España reinventada. Nación e identidad desde la Transición
Sebastian Balfour y Alejandro Quiroga
26 julio, 2007 02:00Más problemático y escabroso aún resulta el asunto cuando se aborda el tema de la violencia. Aunque ésta ocupa un lugar muy reducido en el conjunto de la obra, no puedo silenciar que los autores, nada complacientes con ETA, parecen dejarse llevar por esa malentendida corrección política de determinada óptica progresista que trata al citado grupo como "organización separatista" que considera "que el empleo de acciones armadas" está "justificado como medio de liberación nacional" (p. 83). Quizás repudiar los medios -los asesinatos- les parezca a Balfour y Quiroga caer en la obviedad, y de ahí que pongan el énfasis crítico en la incapacidad de ese mundo violento para "evolucionar como organización más allá de su estrategia puramente militar" (p. 241); pero no hay tanta sutileza cuando se califica la estrategia gubernamental de los años 80, ahora sí, como "terrorismo de Estado" que produce una "sensación de continuidad entre el franquismo y el nuevo sistema" (p. 256).
Como el terrorismo ocupa un lugar subalterno, considero que la cuestión clave no está tanto en esas coordenadas como en la propia concepción del nacionalismo que defienden los autores. Puede admitirse con ciertas reservas el "paradigma modernista", según el cual el nacionalismo es sólo un proyecto decimonónico y "la identidad etno-patriótica" no es estrictamente nacional. Según eso España como nación no existiría en el siglo XV sino desde la guerra napoleónica. Aun dando por buena esa estimación, el problema está en el uso ulterior del concepto de nacionalismo como sinónimo de "interés nacional", pues toda acción de gobierno se convierte per se en nacionalista, desde la reivindicación de Gibraltar hasta la preferencia por inmigrantes de habla hispana, pasando por la defensa del castellano y la influencia en Latinoamérica (y en este caso hasta paternalista y neofranquista, p. 326).

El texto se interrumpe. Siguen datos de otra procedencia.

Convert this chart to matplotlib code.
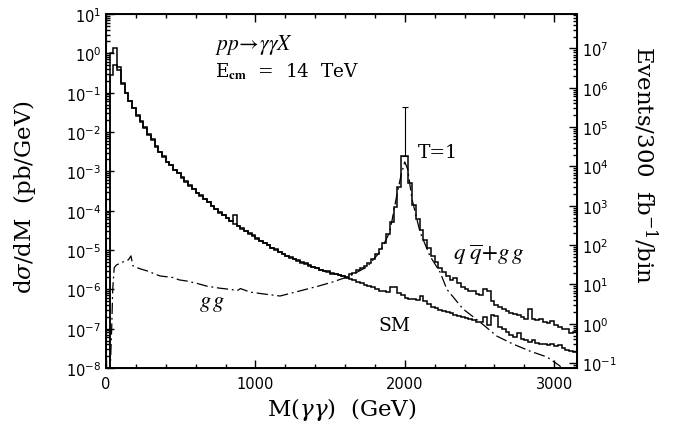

Así, en esa línea, resultaría que, como dicen catalanistas y vasquistas, todos seríamos nacionalistas, de grado o por fuerza. Ser español equivaldría a ser nacionalista español, aunque fuera un "nacionalismo banal" de paella y tortilla de patatas. Desde esa perspectiva, el nacionalismo español gozaría de magnífica salud, afirmación que luego se contradice al reconocerse que en términos internacionales las encuestas detectan "una relativa ausencia de nacionalismo español entre los españoles" (p. 18). Fuerte o no, el gran problema del nacionalismo español sería la ausencia de un gran mito fundacional, un déficit que luego tendría su traslación en otros ámbitos, como la admisión de símbolos compartidos.
España diverge históricamente del modelo francés. Aquí, frente al jacobinismo, se asocia progresismo con descentralización. Sin embargo, la peculiaridad española actual no derivaría tanto de la historia lejana como del franquismo que, con su obsesión centralizadora, desataría posteriormente la fiebre autonómica como ingrediente esencial de la democracia. El problema, ya asentado un régimen de libertades, es cómo hacer compatible la solidaridad interregional con la carrera competencial de los gobiernos autónomos, que amenaza -en palabras de alguien tan poco sospechoso de alarmismo como Juan Luis Cebrián- con retrotraernos a las "taifas medievales" (p. 129). Balfour y Quiroga critican la inexistencia de mecanismos que impliquen a las autonomías en la gobernación del Estado. Con todo, se muestran optimistas sobre el futuro inmediato -yo diría que demasiado, porque tienden a minusvalorar las fuerzas centrífugas-; consideran que, pese a los problemas objetivos, España terminará reiventándose en un nuevo modelo, más abierto y flexible, que suponga "el paso de la nacionalidad a la ciudadanía" (p. 364).